> GIVEN TASK
Take the data below and repeat it exactly.

*** SUPPLIED DATA

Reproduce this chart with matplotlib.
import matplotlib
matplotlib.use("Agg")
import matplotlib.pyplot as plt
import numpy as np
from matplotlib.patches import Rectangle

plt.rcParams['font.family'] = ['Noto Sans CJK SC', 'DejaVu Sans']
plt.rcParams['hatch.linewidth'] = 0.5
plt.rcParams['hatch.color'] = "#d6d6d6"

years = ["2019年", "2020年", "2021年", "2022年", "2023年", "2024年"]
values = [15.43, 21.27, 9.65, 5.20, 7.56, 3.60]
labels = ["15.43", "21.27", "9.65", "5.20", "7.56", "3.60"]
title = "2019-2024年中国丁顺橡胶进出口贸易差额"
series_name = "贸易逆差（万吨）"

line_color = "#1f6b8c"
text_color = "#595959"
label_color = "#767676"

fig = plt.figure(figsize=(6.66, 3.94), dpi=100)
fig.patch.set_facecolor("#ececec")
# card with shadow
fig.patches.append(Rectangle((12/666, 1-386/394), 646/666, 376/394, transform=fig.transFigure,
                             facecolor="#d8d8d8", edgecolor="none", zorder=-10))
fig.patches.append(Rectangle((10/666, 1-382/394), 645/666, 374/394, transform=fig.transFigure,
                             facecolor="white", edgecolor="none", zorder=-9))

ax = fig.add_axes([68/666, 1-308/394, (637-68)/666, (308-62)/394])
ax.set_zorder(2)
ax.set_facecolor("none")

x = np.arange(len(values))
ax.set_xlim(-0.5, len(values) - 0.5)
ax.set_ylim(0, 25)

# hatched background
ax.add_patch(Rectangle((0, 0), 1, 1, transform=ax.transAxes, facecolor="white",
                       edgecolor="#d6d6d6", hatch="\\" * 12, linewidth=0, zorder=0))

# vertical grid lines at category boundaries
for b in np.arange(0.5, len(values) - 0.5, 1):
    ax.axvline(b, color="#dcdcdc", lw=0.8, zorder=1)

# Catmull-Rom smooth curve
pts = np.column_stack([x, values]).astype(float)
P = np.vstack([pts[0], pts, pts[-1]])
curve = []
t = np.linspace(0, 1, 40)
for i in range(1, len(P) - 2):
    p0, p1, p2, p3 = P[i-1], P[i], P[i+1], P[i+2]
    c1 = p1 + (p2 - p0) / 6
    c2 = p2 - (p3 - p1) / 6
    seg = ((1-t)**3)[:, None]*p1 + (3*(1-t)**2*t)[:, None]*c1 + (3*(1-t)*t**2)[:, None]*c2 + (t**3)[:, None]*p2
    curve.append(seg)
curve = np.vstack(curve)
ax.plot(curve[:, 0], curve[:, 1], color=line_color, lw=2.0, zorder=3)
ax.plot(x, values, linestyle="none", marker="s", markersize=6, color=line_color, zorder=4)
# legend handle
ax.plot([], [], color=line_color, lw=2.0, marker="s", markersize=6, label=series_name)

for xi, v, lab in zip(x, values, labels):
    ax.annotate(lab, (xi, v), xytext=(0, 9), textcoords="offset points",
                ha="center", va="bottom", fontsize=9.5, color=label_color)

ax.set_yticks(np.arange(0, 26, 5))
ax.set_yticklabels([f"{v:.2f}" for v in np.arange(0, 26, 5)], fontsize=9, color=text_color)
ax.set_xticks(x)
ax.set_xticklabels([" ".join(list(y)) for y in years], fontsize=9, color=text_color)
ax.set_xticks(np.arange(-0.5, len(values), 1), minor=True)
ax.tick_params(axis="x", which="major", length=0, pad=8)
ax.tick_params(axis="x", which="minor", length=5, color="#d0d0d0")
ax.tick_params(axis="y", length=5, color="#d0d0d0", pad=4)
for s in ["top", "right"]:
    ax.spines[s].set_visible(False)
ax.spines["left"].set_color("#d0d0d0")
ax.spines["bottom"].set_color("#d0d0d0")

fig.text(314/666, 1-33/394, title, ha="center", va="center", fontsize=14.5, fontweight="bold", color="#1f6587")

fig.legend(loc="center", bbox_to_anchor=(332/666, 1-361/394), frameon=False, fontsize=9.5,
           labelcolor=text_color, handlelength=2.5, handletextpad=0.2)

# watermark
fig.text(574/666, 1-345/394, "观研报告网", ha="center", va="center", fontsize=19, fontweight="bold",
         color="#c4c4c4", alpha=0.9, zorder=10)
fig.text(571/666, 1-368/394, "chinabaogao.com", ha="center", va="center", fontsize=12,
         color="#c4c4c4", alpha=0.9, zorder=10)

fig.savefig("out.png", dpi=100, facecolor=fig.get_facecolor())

******

> WRITTEN ANSWER
Reproduce this chart with matplotlib.
import matplotlib
matplotlib.use("Agg")
import matplotlib.pyplot as plt
import numpy as np
from matplotlib.patches import Rectangle

plt.rcParams['font.family'] = ['Noto Sans CJK SC', 'DejaVu Sans']
plt.rcParams['hatch.linewidth'] = 0.5
plt.rcParams['hatch.color'] = "#d6d6d6"

years = ["2019年", "2020年", "2021年", "2022年", "2023年", "2024年"]
values = [15.43, 21.27, 9.65, 5.20, 7.56, 3.60]
labels = ["15.43", "21.27", "9.65", "5.20", "7.56", "3.60"]
title = "2019-2024年中国丁顺橡胶进出口贸易差额"
series_name = "贸易逆差（万吨）"

line_color = "#1f6b8c"
text_color = "#595959"
label_color = "#767676"

fig = plt.figure(figsize=(6.66, 3.94), dpi=100)
fig.patch.set_facecolor("#ececec")
# card with shadow
fig.patches.append(Rectangle((12/666, 1-386/394), 646/666, 376/394, transform=fig.transFigure,
                             facecolor="#d8d8d8", edgecolor="none", zorder=-10))
fig.patches.append(Rectangle((10/666, 1-382/394), 645/666, 374/394, transform=fig.transFigure,
                             facecolor="white", edgecolor="none", zorder=-9))

ax = fig.add_axes([68/666, 1-308/394, (637-68)/666, (308-62)/394])
ax.set_zorder(2)
ax.set_facecolor("none")

x = np.arange(len(values))
ax.set_xlim(-0.5, len(values) - 0.5)
ax.set_ylim(0, 25)

# hatched background
ax.add_patch(Rectangle((0, 0), 1, 1, transform=ax.transAxes, facecolor="white",
                       edgecolor="#d6d6d6", hatch="\\" * 12, linewidth=0, zorder=0))

# vertical grid lines at category boundaries
for b in np.arange(0.5, len(values) - 0.5, 1):
    ax.axvline(b, color="#dcdcdc", lw=0.8, zorder=1)

# Catmull-Rom smooth curve
pts = np.column_stack([x, values]).astype(float)
P = np.vstack([pts[0], pts, pts[-1]])
curve = []
t = np.linspace(0, 1, 40)
for i in range(1, len(P) - 2):
    p0, p1, p2, p3 = P[i-1], P[i], P[i+1], P[i+2]
    c1 = p1 + (p2 - p0) / 6
    c2 = p2 - (p3 - p1) / 6
    seg = ((1-t)**3)[:, None]*p1 + (3*(1-t)**2*t)[:, None]*c1 + (3*(1-t)*t**2)[:, None]*c2 + (t**3)[:, None]*p2
    curve.append(seg)
curve = np.vstack(curve)
ax.plot(curve[:, 0], curve[:, 1], color=line_color, lw=2.0, zorder=3)
ax.plot(x, values, linestyle="none", marker="s", markersize=6, color=line_color, zorder=4)
# legend handle
ax.plot([], [], color=line_color, lw=2.0, marker="s", markersize=6, label=series_name)

for xi, v, lab in zip(x, values, labels):
    ax.annotate(lab, (xi, v), xytext=(0, 9), textcoords="offset points",
                ha="center", va="bottom", fontsize=9.5, color=label_color)

ax.set_yticks(np.arange(0, 26, 5))
ax.set_yticklabels([f"{v:.2f}" for v in np.arange(0, 26, 5)], fontsize=9, color=text_color)
ax.set_xticks(x)
ax.set_xticklabels([" ".join(list(y)) for y in years], fontsize=9, color=text_color)
ax.set_xticks(np.arange(-0.5, len(values), 1), minor=True)
ax.tick_params(axis="x", which="major", length=0, pad=8)
ax.tick_params(axis="x", which="minor", length=5, color="#d0d0d0")
ax.tick_params(axis="y", length=5, color="#d0d0d0", pad=4)
for s in ["top", "right"]:
    ax.spines[s].set_visible(False)
ax.spines["left"].set_color("#d0d0d0")
ax.spines["bottom"].set_color("#d0d0d0")

fig.text(314/666, 1-33/394, title, ha="center", va="center", fontsize=14.5, fontweight="bold", color="#1f6587")

fig.legend(loc="center", bbox_to_anchor=(332/666, 1-361/394), frameon=False, fontsize=9.5,
           labelcolor=text_color, handlelength=2.5, handletextpad=0.2)

# watermark
fig.text(574/666, 1-345/394, "观研报告网", ha="center", va="center", fontsize=19, fontweight="bold",
         color="#c4c4c4", alpha=0.9, zorder=10)
fig.text(571/666, 1-368/394, "chinabaogao.com", ha="center", va="center", fontsize=12,
         color="#c4c4c4", alpha=0.9, zorder=10)

fig.savefig("out.png", dpi=100, facecolor=fig.get_facecolor())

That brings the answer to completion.